Entries with chart source code:
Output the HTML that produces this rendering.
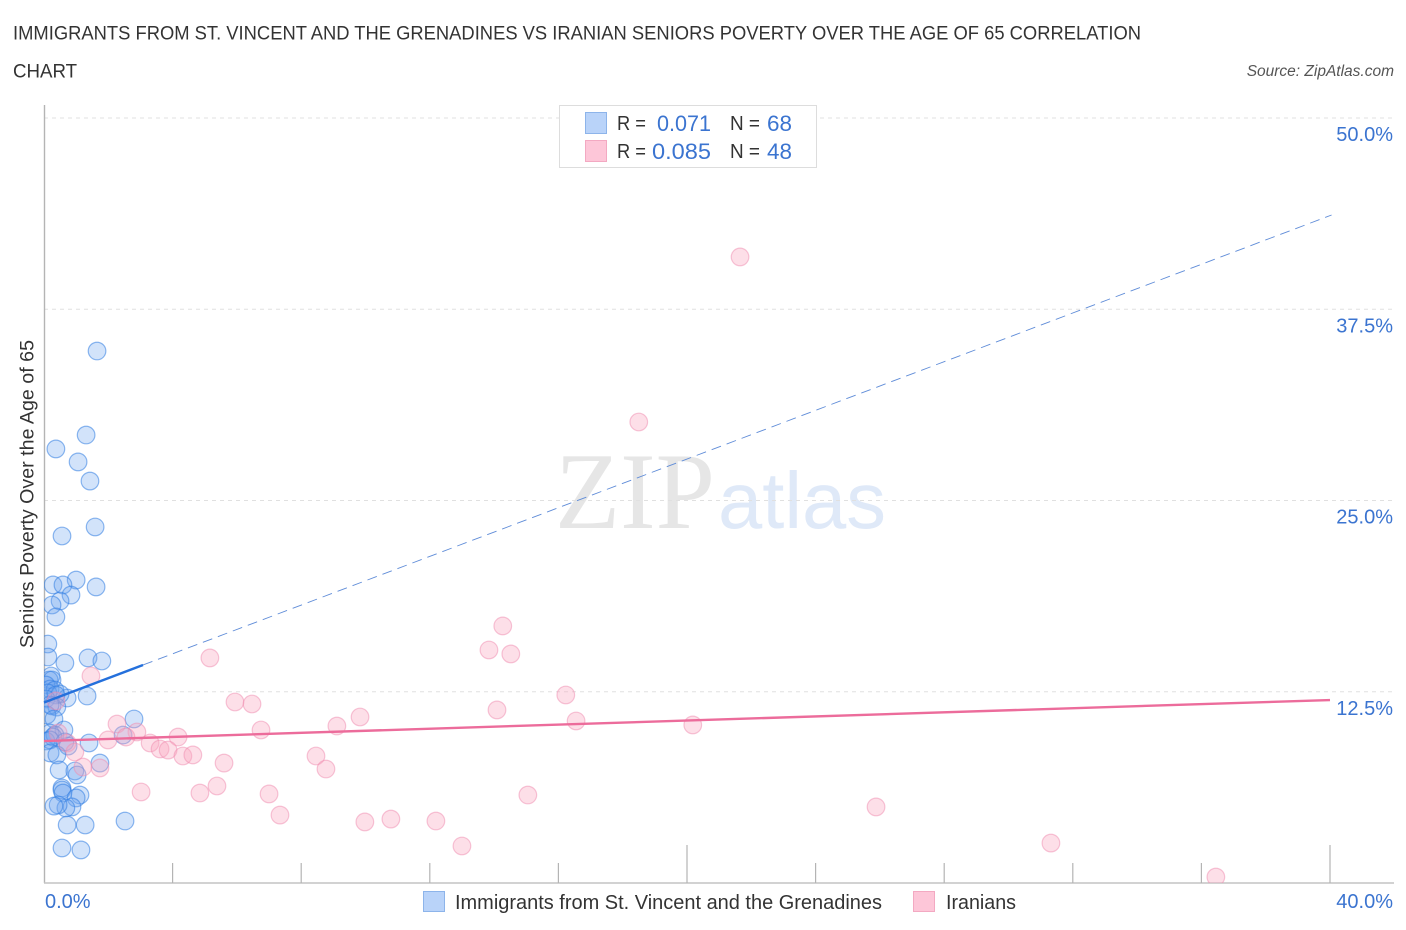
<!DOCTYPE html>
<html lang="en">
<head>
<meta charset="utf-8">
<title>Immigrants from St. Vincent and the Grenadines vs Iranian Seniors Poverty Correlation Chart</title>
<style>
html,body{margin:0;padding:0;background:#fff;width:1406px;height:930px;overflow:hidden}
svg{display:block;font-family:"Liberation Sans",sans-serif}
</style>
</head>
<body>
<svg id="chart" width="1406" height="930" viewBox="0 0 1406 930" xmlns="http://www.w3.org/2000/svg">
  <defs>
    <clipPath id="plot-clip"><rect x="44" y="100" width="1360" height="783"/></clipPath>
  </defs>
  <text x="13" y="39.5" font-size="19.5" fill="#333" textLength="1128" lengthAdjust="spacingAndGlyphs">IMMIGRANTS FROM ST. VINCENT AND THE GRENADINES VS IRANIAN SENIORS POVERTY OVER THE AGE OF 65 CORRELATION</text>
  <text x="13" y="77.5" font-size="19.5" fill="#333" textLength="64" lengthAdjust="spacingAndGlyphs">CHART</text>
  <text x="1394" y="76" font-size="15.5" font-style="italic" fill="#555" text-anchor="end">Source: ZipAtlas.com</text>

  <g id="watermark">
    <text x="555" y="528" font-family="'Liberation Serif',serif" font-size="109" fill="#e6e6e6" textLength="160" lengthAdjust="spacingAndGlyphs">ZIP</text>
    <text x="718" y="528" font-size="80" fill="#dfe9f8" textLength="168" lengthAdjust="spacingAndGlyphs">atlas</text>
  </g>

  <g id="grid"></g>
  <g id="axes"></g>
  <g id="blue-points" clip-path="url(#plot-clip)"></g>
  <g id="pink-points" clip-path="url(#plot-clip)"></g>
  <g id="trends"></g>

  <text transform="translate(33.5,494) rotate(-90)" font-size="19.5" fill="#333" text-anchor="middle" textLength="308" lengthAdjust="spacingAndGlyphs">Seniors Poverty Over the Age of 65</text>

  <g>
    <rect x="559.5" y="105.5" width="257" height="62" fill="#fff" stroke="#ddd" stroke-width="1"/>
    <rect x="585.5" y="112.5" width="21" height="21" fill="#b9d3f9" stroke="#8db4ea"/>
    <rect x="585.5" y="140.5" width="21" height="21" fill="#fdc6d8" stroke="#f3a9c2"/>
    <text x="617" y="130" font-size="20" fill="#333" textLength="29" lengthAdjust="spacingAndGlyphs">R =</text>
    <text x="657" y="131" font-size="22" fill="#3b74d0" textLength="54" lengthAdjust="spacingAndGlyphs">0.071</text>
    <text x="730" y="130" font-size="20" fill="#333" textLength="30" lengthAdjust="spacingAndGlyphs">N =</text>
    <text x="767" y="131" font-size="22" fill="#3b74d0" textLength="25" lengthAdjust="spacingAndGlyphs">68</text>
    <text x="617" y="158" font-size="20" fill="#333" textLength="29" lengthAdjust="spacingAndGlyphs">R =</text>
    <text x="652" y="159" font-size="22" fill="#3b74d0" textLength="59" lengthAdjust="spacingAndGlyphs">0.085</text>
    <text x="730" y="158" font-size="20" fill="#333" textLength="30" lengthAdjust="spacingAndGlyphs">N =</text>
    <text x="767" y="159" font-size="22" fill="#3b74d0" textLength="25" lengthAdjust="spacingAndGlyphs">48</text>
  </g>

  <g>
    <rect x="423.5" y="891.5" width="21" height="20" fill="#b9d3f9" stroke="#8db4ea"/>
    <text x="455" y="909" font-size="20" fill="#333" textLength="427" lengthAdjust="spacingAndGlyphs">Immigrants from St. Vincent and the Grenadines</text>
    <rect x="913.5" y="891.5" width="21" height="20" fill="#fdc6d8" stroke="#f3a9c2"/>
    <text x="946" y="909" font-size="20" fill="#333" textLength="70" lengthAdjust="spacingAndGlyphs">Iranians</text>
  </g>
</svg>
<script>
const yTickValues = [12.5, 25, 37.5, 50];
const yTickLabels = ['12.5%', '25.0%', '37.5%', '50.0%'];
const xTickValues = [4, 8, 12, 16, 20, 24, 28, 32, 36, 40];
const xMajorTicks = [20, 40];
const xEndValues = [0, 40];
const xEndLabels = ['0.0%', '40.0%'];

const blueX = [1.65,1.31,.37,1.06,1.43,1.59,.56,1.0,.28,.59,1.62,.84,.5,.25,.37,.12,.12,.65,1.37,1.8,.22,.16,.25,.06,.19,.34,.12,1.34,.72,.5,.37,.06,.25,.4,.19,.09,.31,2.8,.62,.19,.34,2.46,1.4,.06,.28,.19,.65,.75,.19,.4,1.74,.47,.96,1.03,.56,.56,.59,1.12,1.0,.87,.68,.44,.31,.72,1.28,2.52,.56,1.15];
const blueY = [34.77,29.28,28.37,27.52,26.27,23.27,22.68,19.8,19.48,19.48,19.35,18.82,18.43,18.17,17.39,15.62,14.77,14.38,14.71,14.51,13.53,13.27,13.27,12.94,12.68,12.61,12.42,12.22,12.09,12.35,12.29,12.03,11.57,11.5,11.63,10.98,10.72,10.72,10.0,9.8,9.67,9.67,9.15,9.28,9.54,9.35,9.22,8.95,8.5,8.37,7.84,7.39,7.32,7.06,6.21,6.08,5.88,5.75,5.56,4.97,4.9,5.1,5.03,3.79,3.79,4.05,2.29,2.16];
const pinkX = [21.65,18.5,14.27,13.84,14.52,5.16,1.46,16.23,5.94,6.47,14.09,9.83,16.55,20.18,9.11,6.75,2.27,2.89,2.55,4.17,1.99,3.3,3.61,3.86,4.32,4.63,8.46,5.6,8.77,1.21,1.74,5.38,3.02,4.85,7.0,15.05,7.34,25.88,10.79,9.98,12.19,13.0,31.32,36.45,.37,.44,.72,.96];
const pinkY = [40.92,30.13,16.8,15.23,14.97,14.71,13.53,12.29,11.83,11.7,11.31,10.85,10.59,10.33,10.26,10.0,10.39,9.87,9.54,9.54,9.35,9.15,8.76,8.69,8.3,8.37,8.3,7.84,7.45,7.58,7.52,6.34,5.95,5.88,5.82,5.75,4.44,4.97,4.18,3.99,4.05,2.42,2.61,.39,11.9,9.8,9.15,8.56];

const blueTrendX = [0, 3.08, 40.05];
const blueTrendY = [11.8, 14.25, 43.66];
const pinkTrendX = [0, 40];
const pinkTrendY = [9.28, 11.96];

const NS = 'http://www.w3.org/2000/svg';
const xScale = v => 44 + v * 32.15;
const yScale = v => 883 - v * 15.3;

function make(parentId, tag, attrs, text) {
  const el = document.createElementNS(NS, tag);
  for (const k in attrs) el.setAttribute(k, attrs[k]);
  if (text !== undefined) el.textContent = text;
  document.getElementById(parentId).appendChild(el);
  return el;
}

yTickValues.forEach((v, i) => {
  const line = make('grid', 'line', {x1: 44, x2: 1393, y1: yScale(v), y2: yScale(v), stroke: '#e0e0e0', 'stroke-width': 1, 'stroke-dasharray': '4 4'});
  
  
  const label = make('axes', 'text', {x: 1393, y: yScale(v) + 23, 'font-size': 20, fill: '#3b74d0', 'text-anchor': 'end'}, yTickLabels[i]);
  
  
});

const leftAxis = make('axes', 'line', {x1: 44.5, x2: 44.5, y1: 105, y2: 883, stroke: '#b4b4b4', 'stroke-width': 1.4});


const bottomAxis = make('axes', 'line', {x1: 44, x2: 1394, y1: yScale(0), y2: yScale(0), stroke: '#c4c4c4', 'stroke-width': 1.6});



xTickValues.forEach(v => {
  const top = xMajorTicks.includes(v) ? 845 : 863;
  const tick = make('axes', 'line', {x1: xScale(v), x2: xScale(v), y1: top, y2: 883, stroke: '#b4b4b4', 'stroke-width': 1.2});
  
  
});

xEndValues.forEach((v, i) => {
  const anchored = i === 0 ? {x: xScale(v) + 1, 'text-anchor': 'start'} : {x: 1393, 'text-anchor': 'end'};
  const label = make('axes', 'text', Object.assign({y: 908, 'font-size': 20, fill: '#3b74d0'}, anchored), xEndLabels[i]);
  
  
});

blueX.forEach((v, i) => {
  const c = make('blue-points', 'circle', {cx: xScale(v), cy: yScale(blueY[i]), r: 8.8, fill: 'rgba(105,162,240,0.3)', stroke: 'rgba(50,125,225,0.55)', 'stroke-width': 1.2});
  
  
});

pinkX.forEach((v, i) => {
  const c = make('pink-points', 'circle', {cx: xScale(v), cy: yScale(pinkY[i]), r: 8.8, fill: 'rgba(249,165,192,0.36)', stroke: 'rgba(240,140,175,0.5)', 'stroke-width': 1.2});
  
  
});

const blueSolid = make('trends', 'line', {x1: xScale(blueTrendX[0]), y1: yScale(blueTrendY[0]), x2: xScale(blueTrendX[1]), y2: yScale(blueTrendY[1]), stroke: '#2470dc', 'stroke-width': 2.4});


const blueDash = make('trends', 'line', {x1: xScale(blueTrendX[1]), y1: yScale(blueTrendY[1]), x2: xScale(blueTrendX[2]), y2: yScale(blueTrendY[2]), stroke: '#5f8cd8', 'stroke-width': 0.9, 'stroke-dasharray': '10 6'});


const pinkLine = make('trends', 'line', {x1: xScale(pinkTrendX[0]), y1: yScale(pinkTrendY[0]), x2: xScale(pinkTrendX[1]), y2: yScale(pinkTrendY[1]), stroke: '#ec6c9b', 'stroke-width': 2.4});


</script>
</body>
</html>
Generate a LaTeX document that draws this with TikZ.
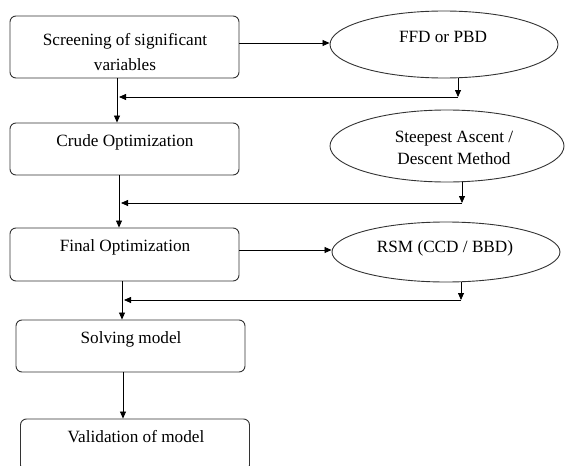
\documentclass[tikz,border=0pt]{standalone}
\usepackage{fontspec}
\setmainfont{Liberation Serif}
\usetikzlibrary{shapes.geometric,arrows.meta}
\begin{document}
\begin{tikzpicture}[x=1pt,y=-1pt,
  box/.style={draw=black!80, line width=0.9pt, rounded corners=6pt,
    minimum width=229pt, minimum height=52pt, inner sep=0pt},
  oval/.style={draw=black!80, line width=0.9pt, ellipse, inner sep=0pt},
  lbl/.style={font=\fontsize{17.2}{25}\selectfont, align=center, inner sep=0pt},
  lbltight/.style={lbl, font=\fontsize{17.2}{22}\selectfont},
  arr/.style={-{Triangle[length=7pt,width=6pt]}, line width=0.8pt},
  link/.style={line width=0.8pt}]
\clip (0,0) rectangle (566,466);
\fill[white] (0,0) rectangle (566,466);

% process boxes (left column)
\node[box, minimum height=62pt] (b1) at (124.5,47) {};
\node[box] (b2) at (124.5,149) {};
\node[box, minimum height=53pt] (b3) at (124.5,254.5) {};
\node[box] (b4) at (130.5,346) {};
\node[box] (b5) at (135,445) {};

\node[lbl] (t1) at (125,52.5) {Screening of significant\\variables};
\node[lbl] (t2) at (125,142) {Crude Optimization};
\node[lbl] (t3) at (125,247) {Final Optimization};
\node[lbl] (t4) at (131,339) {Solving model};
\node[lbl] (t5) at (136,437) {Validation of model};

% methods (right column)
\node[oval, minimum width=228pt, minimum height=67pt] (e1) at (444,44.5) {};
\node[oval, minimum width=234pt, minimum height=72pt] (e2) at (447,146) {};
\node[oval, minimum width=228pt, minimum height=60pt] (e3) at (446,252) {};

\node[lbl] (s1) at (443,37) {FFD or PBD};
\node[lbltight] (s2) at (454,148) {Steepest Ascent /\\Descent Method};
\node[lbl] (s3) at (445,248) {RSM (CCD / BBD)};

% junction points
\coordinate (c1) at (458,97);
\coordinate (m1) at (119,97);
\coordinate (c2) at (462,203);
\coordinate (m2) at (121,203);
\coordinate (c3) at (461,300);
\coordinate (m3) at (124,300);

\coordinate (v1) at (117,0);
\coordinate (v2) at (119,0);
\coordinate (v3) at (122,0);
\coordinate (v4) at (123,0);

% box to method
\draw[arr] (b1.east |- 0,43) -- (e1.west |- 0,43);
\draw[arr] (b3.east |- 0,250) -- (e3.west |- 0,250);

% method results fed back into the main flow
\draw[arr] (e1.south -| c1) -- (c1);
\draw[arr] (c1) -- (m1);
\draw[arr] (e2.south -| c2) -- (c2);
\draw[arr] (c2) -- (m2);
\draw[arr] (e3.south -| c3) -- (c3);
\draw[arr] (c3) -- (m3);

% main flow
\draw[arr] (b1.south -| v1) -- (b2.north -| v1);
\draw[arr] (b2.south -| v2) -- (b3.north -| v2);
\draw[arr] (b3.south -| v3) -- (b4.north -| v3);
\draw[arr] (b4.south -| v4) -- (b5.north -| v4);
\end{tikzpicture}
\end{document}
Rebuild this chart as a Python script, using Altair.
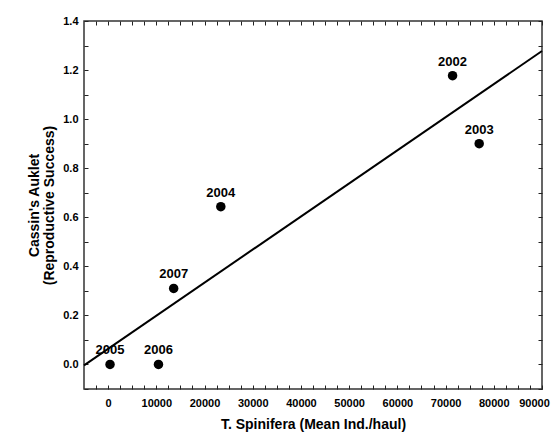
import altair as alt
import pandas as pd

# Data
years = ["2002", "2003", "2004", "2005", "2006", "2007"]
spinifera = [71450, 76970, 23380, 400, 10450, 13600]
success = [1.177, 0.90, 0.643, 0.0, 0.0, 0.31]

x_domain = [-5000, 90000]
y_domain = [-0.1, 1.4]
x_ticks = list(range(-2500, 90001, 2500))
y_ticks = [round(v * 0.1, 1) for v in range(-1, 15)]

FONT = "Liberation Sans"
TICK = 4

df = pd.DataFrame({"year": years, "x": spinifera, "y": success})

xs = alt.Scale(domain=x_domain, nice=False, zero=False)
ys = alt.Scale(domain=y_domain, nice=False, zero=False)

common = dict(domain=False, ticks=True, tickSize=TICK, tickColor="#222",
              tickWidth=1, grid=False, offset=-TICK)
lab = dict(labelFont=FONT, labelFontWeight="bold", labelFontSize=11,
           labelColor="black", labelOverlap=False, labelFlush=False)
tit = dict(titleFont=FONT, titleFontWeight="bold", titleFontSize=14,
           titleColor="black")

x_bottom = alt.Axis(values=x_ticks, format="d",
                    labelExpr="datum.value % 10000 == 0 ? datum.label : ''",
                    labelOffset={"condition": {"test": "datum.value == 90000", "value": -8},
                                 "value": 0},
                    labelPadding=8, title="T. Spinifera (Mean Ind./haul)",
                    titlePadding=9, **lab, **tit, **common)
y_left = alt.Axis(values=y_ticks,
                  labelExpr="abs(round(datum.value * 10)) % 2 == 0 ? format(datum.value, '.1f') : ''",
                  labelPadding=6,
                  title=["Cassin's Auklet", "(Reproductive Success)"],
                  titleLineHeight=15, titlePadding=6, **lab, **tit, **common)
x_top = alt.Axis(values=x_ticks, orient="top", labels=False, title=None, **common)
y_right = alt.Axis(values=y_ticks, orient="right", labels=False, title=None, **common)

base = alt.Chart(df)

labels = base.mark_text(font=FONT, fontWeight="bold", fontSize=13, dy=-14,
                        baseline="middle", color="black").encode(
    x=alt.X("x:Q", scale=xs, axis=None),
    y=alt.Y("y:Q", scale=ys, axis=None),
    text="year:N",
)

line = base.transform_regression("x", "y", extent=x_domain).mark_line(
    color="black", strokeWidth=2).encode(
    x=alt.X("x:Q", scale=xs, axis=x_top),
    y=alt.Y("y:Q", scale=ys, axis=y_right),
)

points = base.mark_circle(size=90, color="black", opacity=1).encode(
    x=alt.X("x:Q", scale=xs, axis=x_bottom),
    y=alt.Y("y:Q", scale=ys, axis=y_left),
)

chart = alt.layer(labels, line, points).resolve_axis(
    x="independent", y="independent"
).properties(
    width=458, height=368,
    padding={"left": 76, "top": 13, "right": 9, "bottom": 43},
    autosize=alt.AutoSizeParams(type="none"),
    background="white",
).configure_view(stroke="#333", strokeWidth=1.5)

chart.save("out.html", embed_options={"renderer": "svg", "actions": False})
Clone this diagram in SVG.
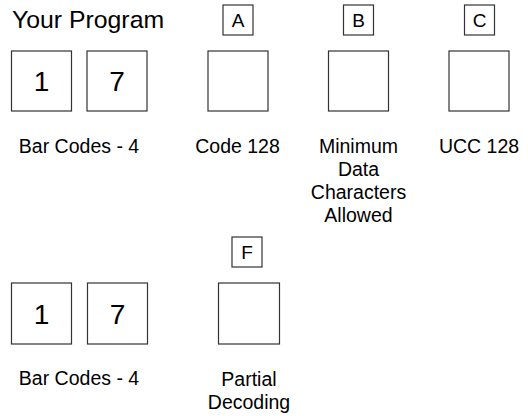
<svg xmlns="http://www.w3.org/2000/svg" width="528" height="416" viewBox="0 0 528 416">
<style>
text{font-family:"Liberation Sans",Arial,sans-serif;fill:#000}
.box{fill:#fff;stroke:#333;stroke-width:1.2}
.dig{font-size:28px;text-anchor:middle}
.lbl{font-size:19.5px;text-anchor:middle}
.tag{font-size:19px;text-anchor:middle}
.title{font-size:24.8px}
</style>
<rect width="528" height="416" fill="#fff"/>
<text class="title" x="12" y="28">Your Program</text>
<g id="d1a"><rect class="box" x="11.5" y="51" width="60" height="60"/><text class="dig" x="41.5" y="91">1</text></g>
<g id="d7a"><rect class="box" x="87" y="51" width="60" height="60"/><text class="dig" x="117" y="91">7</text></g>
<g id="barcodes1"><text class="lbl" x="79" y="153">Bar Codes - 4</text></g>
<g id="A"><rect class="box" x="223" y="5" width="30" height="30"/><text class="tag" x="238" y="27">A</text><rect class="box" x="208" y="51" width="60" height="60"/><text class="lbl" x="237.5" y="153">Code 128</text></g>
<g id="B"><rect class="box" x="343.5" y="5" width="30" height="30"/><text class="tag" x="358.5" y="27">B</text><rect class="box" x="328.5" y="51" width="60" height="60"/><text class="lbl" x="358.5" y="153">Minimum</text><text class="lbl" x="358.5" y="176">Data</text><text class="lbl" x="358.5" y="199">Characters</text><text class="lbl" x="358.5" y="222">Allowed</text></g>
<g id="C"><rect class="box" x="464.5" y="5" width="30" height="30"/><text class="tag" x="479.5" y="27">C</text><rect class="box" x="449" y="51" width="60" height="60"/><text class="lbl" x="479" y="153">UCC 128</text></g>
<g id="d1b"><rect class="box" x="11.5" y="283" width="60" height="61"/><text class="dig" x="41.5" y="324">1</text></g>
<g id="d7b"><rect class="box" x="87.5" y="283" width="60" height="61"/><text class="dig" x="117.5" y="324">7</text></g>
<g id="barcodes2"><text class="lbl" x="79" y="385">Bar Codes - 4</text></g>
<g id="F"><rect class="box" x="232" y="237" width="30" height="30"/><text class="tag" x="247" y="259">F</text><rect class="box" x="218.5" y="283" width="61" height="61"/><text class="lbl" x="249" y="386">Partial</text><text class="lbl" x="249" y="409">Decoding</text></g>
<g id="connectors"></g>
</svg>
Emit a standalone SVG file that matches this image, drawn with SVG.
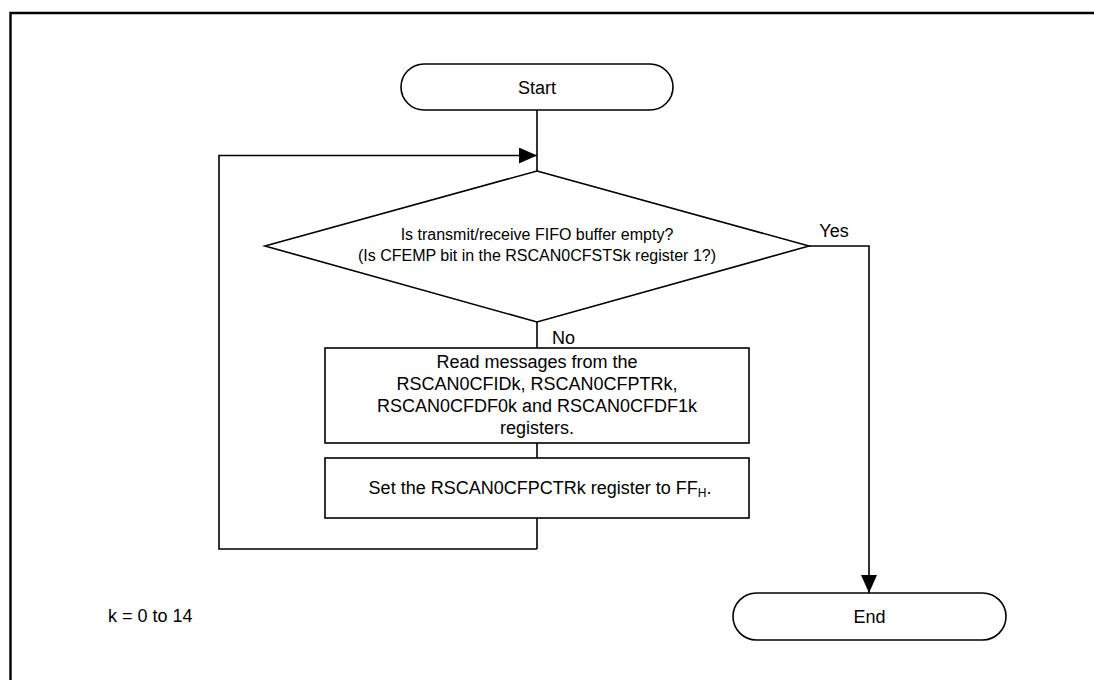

Stated task:
Above are some entries. Restate word for word the lines from the one holding "Rebuild this chart" through the one holding "ys = alt.Scale(domain=y_domain, nice=False, zero=False)", but not the pictures.

Problem solution:
Rebuild this chart as a Python script, using Altair.
import altair as alt
import pandas as pd

# Data
years = ["2002", "2003", "2004", "2005", "2006", "2007"]
spinifera = [71450, 76970, 23380, 400, 10450, 13600]
success = [1.177, 0.90, 0.643, 0.0, 0.0, 0.31]

x_domain = [-5000, 90000]
y_domain = [-0.1, 1.4]
x_ticks = list(range(-2500, 90001, 2500))
y_ticks = [round(v * 0.1, 1) for v in range(-1, 15)]

FONT = "Liberation Sans"
TICK = 4

df = pd.DataFrame({"year": years, "x": spinifera, "y": success})

xs = alt.Scale(domain=x_domain, nice=False, zero=False)
ys = alt.Scale(domain=y_domain, nice=False, zero=False)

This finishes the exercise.